● **WRITTEN PROBLEM**:
Up to and including the line with "fig = go.Figure()", write out the listing from its first line, minus the pictures.

● **DATASET CONTENT**:
** Start **
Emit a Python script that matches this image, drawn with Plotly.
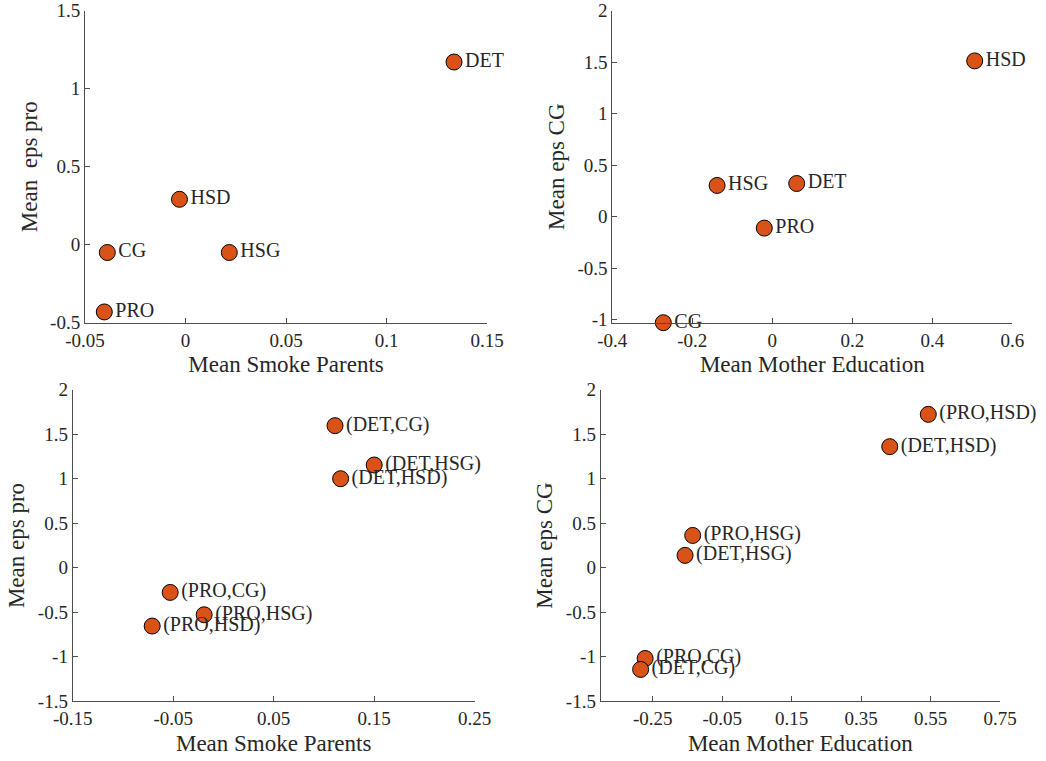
import plotly.graph_objects as go

# ---------------- data ----------------
labels_tl = ["DET", "HSD", "CG", "HSG", "PRO"]
smoke_tl = [0.1336, -0.003, -0.0389, 0.0218, -0.0404]
epspro_tl = [1.171, 0.291, -0.050, -0.050, -0.431]

labels_tr = ["HSD", "HSG", "DET", "PRO", "CG"]
mothered_tr = [0.506, -0.138, 0.061, -0.020, -0.2725]
epscg_tr = [1.513, 0.304, 0.323, -0.110, -1.028]

labels_bl = ["(DET,CG)", "(DET,HSG)", "(DET,HSD)", "(PRO,CG)", "(PRO,HSG)", "(PRO,HSD)"]
smoke_bl = [0.111, 0.150, 0.1166, -0.053, -0.0192, -0.0709]
epspro_bl = [1.596, 1.154, 1.000, -0.277, -0.528, -0.655]

labels_br = ["(PRO,HSD)", "(DET,HSD)", "(PRO,HSG)", "(DET,HSG)", "(PRO,CG)", "(DET,CG)"]
mothered_br = [0.5435, 0.4325, -0.135, -0.157, -0.272, -0.285]
epscg_br = [1.723, 1.360, 0.363, 0.139, -1.019, -1.142]

# tick values / labels
xt_tl = [-0.05, 0, 0.05, 0.1, 0.15]
xl_tl = ["-0.05", "0", "0.05", "0.1", "0.15"]
yt_tl = [-0.5, 0, 0.5, 1, 1.5]
yl_tl = ["-0.5", "0", "0.5", "1", "1.5"]

xt_tr = [-0.4, -0.2, 0, 0.2, 0.4, 0.6]
xl_tr = ["-0.4", "-0.2", "0", "0.2", "0.4", "0.6"]
yt_tr = [-1, -0.5, 0, 0.5, 1, 1.5, 2]
yl_tr = ["-1", "-0.5", "0", "0.5", "1", "1.5", "2"]

xt_bl = [-0.15, -0.05, 0.05, 0.15, 0.25]
xl_bl = ["-0.15", "-0.05", "0.05", "0.15", "0.25"]
yt_bl = [-1.5, -1, -0.5, 0, 0.5, 1, 1.5, 2]
yl_bl = ["-1.5", "-1", "-0.5", "0", "0.5", "1", "1.5", "2"]

xt_br = [-0.25, -0.05, 0.15, 0.35, 0.55, 0.75]
xl_br = ["-0.25", "-0.05", "0.15", "0.35", "0.55", "0.75"]
yt_br = yt_bl
yl_br = yl_bl

# ---------------- style ----------------
FONT = "Liberation Serif"
TXT = "#262626"
AXC = "#4d4d4d"
FILL = "#D95319"

fig = go.Figure()

panels = [
    ("x", "y", smoke_tl, epspro_tl, labels_tl),
    ("x2", "y2", mothered_tr, epscg_tr, labels_tr),
    ("x3", "y3", smoke_bl, epspro_bl, labels_bl),
    ("x4", "y4", mothered_br, epscg_br, labels_br),
]
for xa, ya, xs, ys, ls in panels:
    fig.add_trace(go.Scatter(
        x=xs, y=ys, text=ls, mode="markers+text", textposition="middle right",
        xaxis=xa, yaxis=ya, cliponaxis=False,
        marker=dict(size=16, color=FILL, line=dict(color="black", width=1)),
        textfont=dict(family=FONT, size=20, color=TXT),
        showlegend=False, hoverinfo="skip",
    ))


def axis(domain, rng, tv, tt, title, anchor):
    return dict(
        domain=domain, range=rng, tickvals=tv, ticktext=tt, anchor=anchor,
        showgrid=False, zeroline=False, showline=True, linecolor=AXC, linewidth=1,
        ticks="inside", ticklen=5, tickcolor=AXC, mirror=False,
        tickfont=dict(family=FONT, size=19, color=TXT),
        title=dict(text=title, font=dict(family=FONT, size=23, color=TXT), standoff=6),
        automargin=False,
    )


W, H = 1046, 761
dy_top = [1 - 322.7 / H, 1 - 10.7 / H]
dy_bot = [1 - 701.3 / H, 1 - 389.7 / H]

fig.update_layout(
    width=W, height=H, margin=dict(l=0, r=0, t=0, b=0),
    paper_bgcolor="white", plot_bgcolor="white",
    xaxis=axis([85 / W, 487 / W], [-0.05, 0.15], xt_tl, xl_tl, "Mean Smoke Parents", "y"),
    yaxis=axis(dy_top, [-0.5, 1.5], yt_tl, yl_tl, "Mean\u00a0 eps pro", "x"),
    xaxis2=axis([612.3 / W, 1012.3 / W], [-0.4, 0.6], xt_tr, xl_tr, "Mean Mother Education", "y2"),
    yaxis2=axis(dy_top, [-1.028, 2], yt_tr, yl_tr, "Mean eps CG", "x2"),
    xaxis3=axis([72.7 / W, 474.7 / W], [-0.15, 0.25], xt_bl, xl_bl, "Mean Smoke Parents", "y3"),
    yaxis3=axis(dy_bot, [-1.5, 2], yt_bl, yl_bl, "Mean eps pro", "x3"),
    xaxis4=axis([600.7 / W, 1000 / W], [-0.4, 0.75], xt_br, xl_br, "Mean Mother Education", "y4"),
    yaxis4=axis(dy_bot, [-1.5, 2], yt_br, yl_br, "Mean eps CG", "x4"),
)

fig.write_html("out.html")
** End **
● **ANSWER FOR THE TASK**:
Emit a Python script that matches this image, drawn with Plotly.
import plotly.graph_objects as go

# ---------------- data ----------------
labels_tl = ["DET", "HSD", "CG", "HSG", "PRO"]
smoke_tl = [0.1336, -0.003, -0.0389, 0.0218, -0.0404]
epspro_tl = [1.171, 0.291, -0.050, -0.050, -0.431]

labels_tr = ["HSD", "HSG", "DET", "PRO", "CG"]
mothered_tr = [0.506, -0.138, 0.061, -0.020, -0.2725]
epscg_tr = [1.513, 0.304, 0.323, -0.110, -1.028]

labels_bl = ["(DET,CG)", "(DET,HSG)", "(DET,HSD)", "(PRO,CG)", "(PRO,HSG)", "(PRO,HSD)"]
smoke_bl = [0.111, 0.150, 0.1166, -0.053, -0.0192, -0.0709]
epspro_bl = [1.596, 1.154, 1.000, -0.277, -0.528, -0.655]

labels_br = ["(PRO,HSD)", "(DET,HSD)", "(PRO,HSG)", "(DET,HSG)", "(PRO,CG)", "(DET,CG)"]
mothered_br = [0.5435, 0.4325, -0.135, -0.157, -0.272, -0.285]
epscg_br = [1.723, 1.360, 0.363, 0.139, -1.019, -1.142]

# tick values / labels
xt_tl = [-0.05, 0, 0.05, 0.1, 0.15]
xl_tl = ["-0.05", "0", "0.05", "0.1", "0.15"]
yt_tl = [-0.5, 0, 0.5, 1, 1.5]
yl_tl = ["-0.5", "0", "0.5", "1", "1.5"]

xt_tr = [-0.4, -0.2, 0, 0.2, 0.4, 0.6]
xl_tr = ["-0.4", "-0.2", "0", "0.2", "0.4", "0.6"]
yt_tr = [-1, -0.5, 0, 0.5, 1, 1.5, 2]
yl_tr = ["-1", "-0.5", "0", "0.5", "1", "1.5", "2"]

xt_bl = [-0.15, -0.05, 0.05, 0.15, 0.25]
xl_bl = ["-0.15", "-0.05", "0.05", "0.15", "0.25"]
yt_bl = [-1.5, -1, -0.5, 0, 0.5, 1, 1.5, 2]
yl_bl = ["-1.5", "-1", "-0.5", "0", "0.5", "1", "1.5", "2"]

xt_br = [-0.25, -0.05, 0.15, 0.35, 0.55, 0.75]
xl_br = ["-0.25", "-0.05", "0.15", "0.35", "0.55", "0.75"]
yt_br = yt_bl
yl_br = yl_bl

# ---------------- style ----------------
FONT = "Liberation Serif"
TXT = "#262626"
AXC = "#4d4d4d"
FILL = "#D95319"

fig = go.Figure()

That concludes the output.